I was seventeen when I entered the workforce in what was likely the most unglamorous job possible—a gas station attendant. The reasons why I ended up at the local BP are any and not very relevant twenty years later. This, however, is:
I wanted to make a difference.
It might seem strange to think such a thing would be possible. After all, I wasn’t spending my days healing the sick or teaching the young or shepherding a congregation. My eight hours were spent wiping windshields and asking, “Fill her up, ma’am?”
But still, I thought the gas station would be the perfect place to bring God a little closer to folks who didn’t normally get a good look at Him. The BP was a busy place. I wasn’t sure if God could call someone to pump gas, but I was sure He expected me to do the best I could with what I had.
And I did. For a while. I smiled. I was the polite gentleman. I invited people to church. Once I even prayed with someone as I checked her oil.
And you know what? It was nice. Very nice. For the first time in my life, I felt useful. I may have been making minimum wage and driving home with more dirt and grime than I ever thought possible, but I didn’t mind.
God was using me, and I was right where I wanted to be.
But then something happened.
The days grew longer and the nights shorter. The work became harder. And the people…well, somehow the people turned into customers to be herded in and out as fast as possible. My mood soured. I said as little as possible. My life went from being one of service to being one of clock-watching. I felt like a prisoner that was paroled at 4:00 every afternoon but had to report back promptly the next day.

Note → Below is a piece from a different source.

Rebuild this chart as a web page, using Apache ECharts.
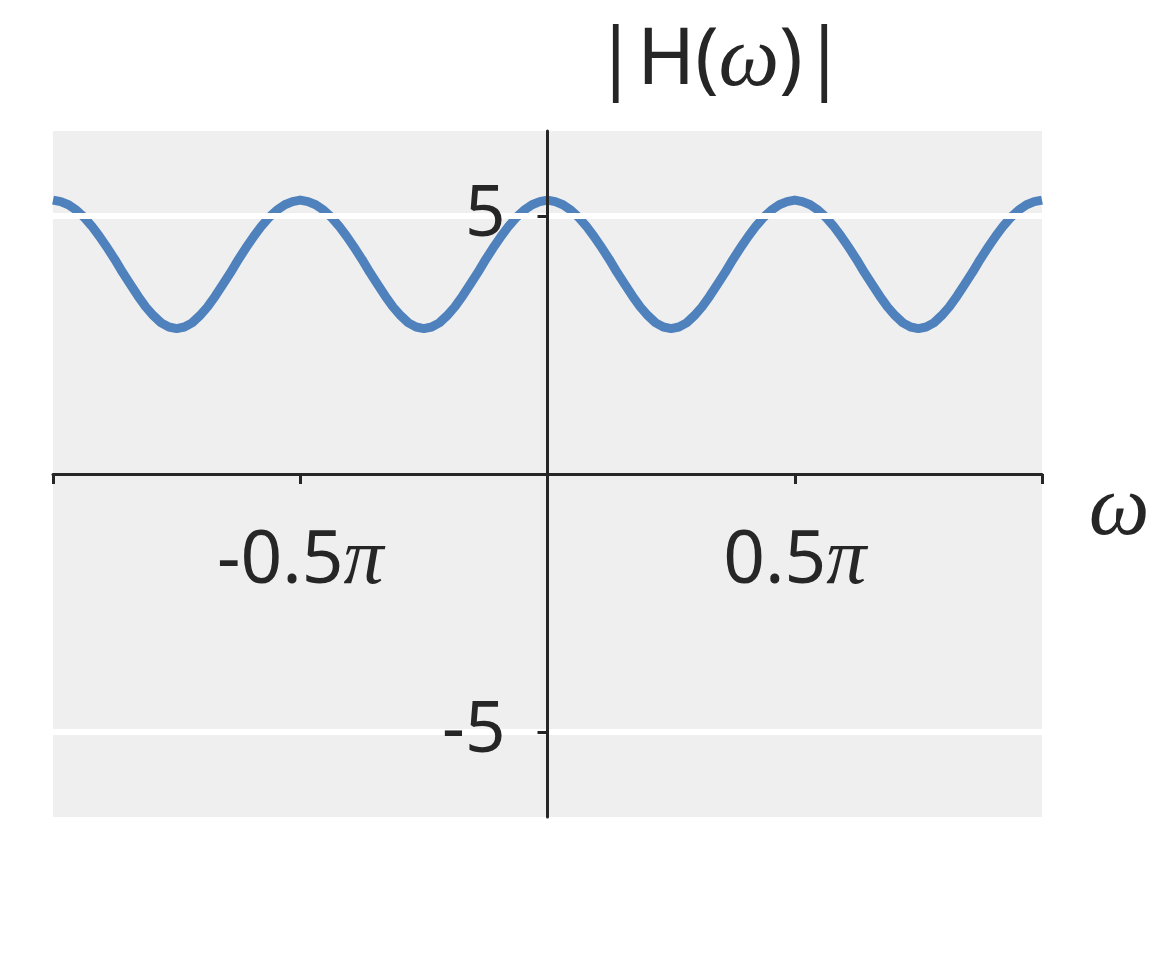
<!DOCTYPE html>
<html>
<head>
<meta charset="utf-8">
<script src="https://cdn.jsdelivr.net/npm/echarts@6/dist/echarts.min.js"></script>
<style>
  html, body { margin: 0; padding: 0; background: #ffffff; }
  #chart { width: 1152px; height: 960px; }
</style>
</head>
<body>
<div id="chart"></div>
<script>
// omega sample positions, in units of pi
var omegaOverPi = [
  -1, -0.984375, -0.96875, -0.953125, -0.9375, -0.921875, -0.90625, -0.890625,
  -0.875, -0.859375, -0.84375, -0.828125, -0.8125, -0.796875, -0.78125, -0.765625,
  -0.75, -0.734375, -0.71875, -0.703125, -0.6875, -0.671875, -0.65625, -0.640625,
  -0.625, -0.609375, -0.59375, -0.578125, -0.5625, -0.546875, -0.53125, -0.515625,
  -0.5, -0.484375, -0.46875, -0.453125, -0.4375, -0.421875, -0.40625, -0.390625,
  -0.375, -0.359375, -0.34375, -0.328125, -0.3125, -0.296875, -0.28125, -0.265625,
  -0.25, -0.234375, -0.21875, -0.203125, -0.1875, -0.171875, -0.15625, -0.140625,
  -0.125, -0.109375, -0.09375, -0.078125, -0.0625, -0.046875, -0.03125, -0.015625,
  0, 0.015625, 0.03125, 0.046875, 0.0625, 0.078125, 0.09375, 0.109375,
  0.125, 0.140625, 0.15625, 0.171875, 0.1875, 0.203125, 0.21875, 0.234375,
  0.25, 0.265625, 0.28125, 0.296875, 0.3125, 0.328125, 0.34375, 0.359375,
  0.375, 0.390625, 0.40625, 0.421875, 0.4375, 0.453125, 0.46875, 0.484375,
  0.5, 0.515625, 0.53125, 0.546875, 0.5625, 0.578125, 0.59375, 0.609375,
  0.625, 0.640625, 0.65625, 0.671875, 0.6875, 0.703125, 0.71875, 0.734375,
  0.75, 0.765625, 0.78125, 0.796875, 0.8125, 0.828125, 0.84375, 0.859375,
  0.875, 0.890625, 0.90625, 0.921875, 0.9375, 0.953125, 0.96875, 0.984375,
  1
];
// |H(omega)|
var magnitude = [
  5.31, 5.28, 5.22, 5.12, 4.98, 4.81, 4.61, 4.39, 4.16, 3.91, 3.68, 3.45, 3.24, 3.07, 2.93, 2.85,
  2.82, 2.85, 2.93, 3.07, 3.24, 3.45, 3.68, 3.91, 4.16, 4.39, 4.61, 4.81, 4.98, 5.12, 5.22, 5.28,
  5.31, 5.28, 5.22, 5.12, 4.98, 4.81, 4.61, 4.39, 4.16, 3.91, 3.68, 3.45, 3.24, 3.07, 2.93, 2.85,
  2.82, 2.85, 2.93, 3.07, 3.24, 3.45, 3.68, 3.91, 4.16, 4.39, 4.61, 4.81, 4.98, 5.12, 5.22, 5.28,
  5.31, 5.28, 5.22, 5.12, 4.98, 4.81, 4.61, 4.39, 4.16, 3.91, 3.68, 3.45, 3.24, 3.07, 2.93, 2.85,
  2.82, 2.85, 2.93, 3.07, 3.24, 3.45, 3.68, 3.91, 4.16, 4.39, 4.61, 4.81, 4.98, 5.12, 5.22, 5.28,
  5.31, 5.28, 5.22, 5.12, 4.98, 4.81, 4.61, 4.39, 4.16, 3.91, 3.68, 3.45, 3.24, 3.07, 2.93, 2.85,
  2.82, 2.85, 2.93, 3.07, 3.24, 3.45, 3.68, 3.91, 4.16, 4.39, 4.61, 4.81, 4.98, 5.12, 5.22, 5.28,
  5.31
];
var xTickValues = [-1, -0.5, 0, 0.5, 1];
var xTickLabels = ['', '-0.5', '', '0.5', ''];
var yTickValues = [5, -5];
var yTickLabels = ['5', '-5'];
var titleText = 'H';
var xName = 'ω';

var TEXT = '#262626';
var SANS = '"Noto Sans", "Open Sans", sans-serif';
var SERIF = '"Liberation Serif", "DejaVu Serif", serif';

var points = omegaOverPi.map(function (x, i) { return [x, magnitude[i]]; });

var chart = echarts.init(document.getElementById('chart'), null, { renderer: 'canvas' });
chart.setOption({
  backgroundColor: '#ffffff',
  animation: false,
  grid: {
    left: 53, top: 131, width: 989, height: 686,
    outerBoundsMode: 'none', containLabel: false,
    show: true, backgroundColor: '#efefef', borderWidth: 0
  },
  xAxis: {
    type: 'value', min: -1, max: 1, interval: 0.5, z: 10, position: 'bottom', offset: 0,
    axisLine: { show: true, onZero: false, lineStyle: { color: TEXT, width: 3 } },
    axisTick: { show: true, length: 10, lineStyle: { color: TEXT, width: 3 } },
    splitLine: { show: false },
    axisLabel: {
      margin: 48,
      formatter: function (v) {
        var i = xTickValues.indexOf(v);
        if (i < 0 || xTickLabels[i] === '') return '';
        return '{n|' + xTickLabels[i] + '}{p|π}';
      },
      rich: {
        n: { fontFamily: SANS, fontSize: 73, color: TEXT },
        p: { fontFamily: SERIF, fontStyle: 'italic', fontSize: 80, color: TEXT }
      }
    }
  },
  yAxis: {
    type: 'value', min: -6.65, max: 6.65, z: 10, position: 'left', offset: 0,
    axisLine: { show: true, onZero: false, lineStyle: { color: TEXT, width: 3 } },
    axisTick: { show: true, length: 10, customValues: yTickValues, lineStyle: { color: TEXT, width: 3 } },
    splitLine: { show: false },
    axisLabel: {
      margin: 42, customValues: yTickValues,
      fontFamily: SANS, fontSize: 71, color: TEXT,
      formatter: function (v) {
        var i = yTickValues.indexOf(v);
        return i < 0 ? '' : yTickLabels[i];
      }
    }
  },
  series: [
    {
      type: 'line', data: [], z: 1, silent: true,
      markLine: {
        silent: true, symbol: 'none', label: { show: false },
        lineStyle: { color: '#ffffff', width: 6, type: 'solid' },
        data: yTickValues.map(function (v) { return { yAxis: v }; })
      }
    },
    {
      type: 'line', data: points, z: 3, smooth: false, showSymbol: false,
      lineStyle: { color: '#4f81bd', width: 9, join: 'round', cap: 'butt' }
    }
  ],
  graphic: [
    {
      type: 'text', x: 720, y: 62, z: 20,
      style: {
        text: '{s||' + titleText + '(}{w|ω}{s|)|}',
        align: 'center', verticalAlign: 'middle',
        rich: {
          s: { fontFamily: SANS, fontSize: 78, fill: TEXT },
          w: { fontFamily: SERIF, fontStyle: 'italic', fontSize: 86, fill: TEXT }
        }
      }
    },
    {
      type: 'text', x: 1119, y: 511, z: 20,
      style: {
        text: xName, align: 'center', verticalAlign: 'middle',
        fontFamily: SERIF, fontStyle: 'italic', fontSize: 86, fill: TEXT
      }
    }
  ]
});

// Move both axes so they cross at the data origin (labels follow the axis lines)
var rect = chart.getModel().getComponent('grid', 0).coordinateSystem.getRect();
var origin = chart.convertToPixel({ gridIndex: 0 }, [0, 0]);
chart.setOption({
  xAxis: { offset: origin[1] - (rect.y + rect.height) },
  yAxis: { offset: rect.x - origin[0] }
});
</script>
</body>
</html>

My job became just that. A job.
How this happened still escaped me at the time, but experience has given me the answer. The newness wore off. The shine that was purpose, even calling, was covered by a gray film of the same old.
It doesn’t take a life-changing event to rob us of joy and faith. Not a death or a sickness or a job loss. No, all it takes is the endless grind of the everyday.
It’s our menial tasks and not our extraordinary ones that challenge our calling. It’s those things we do and those people we see every day that lull us into a false sense of who we are and what we God expects us to do.
Our jobs can become a highway if we let them, an endless expanse of pavement with nothing but the thump-thump of time to let us know we’re not holding still. But it doesn’t matter much that we’re simply going, does it? What matters is Who’s doing the driving.
And that’s a lesson I’ll learn and relearn for the rest of my life.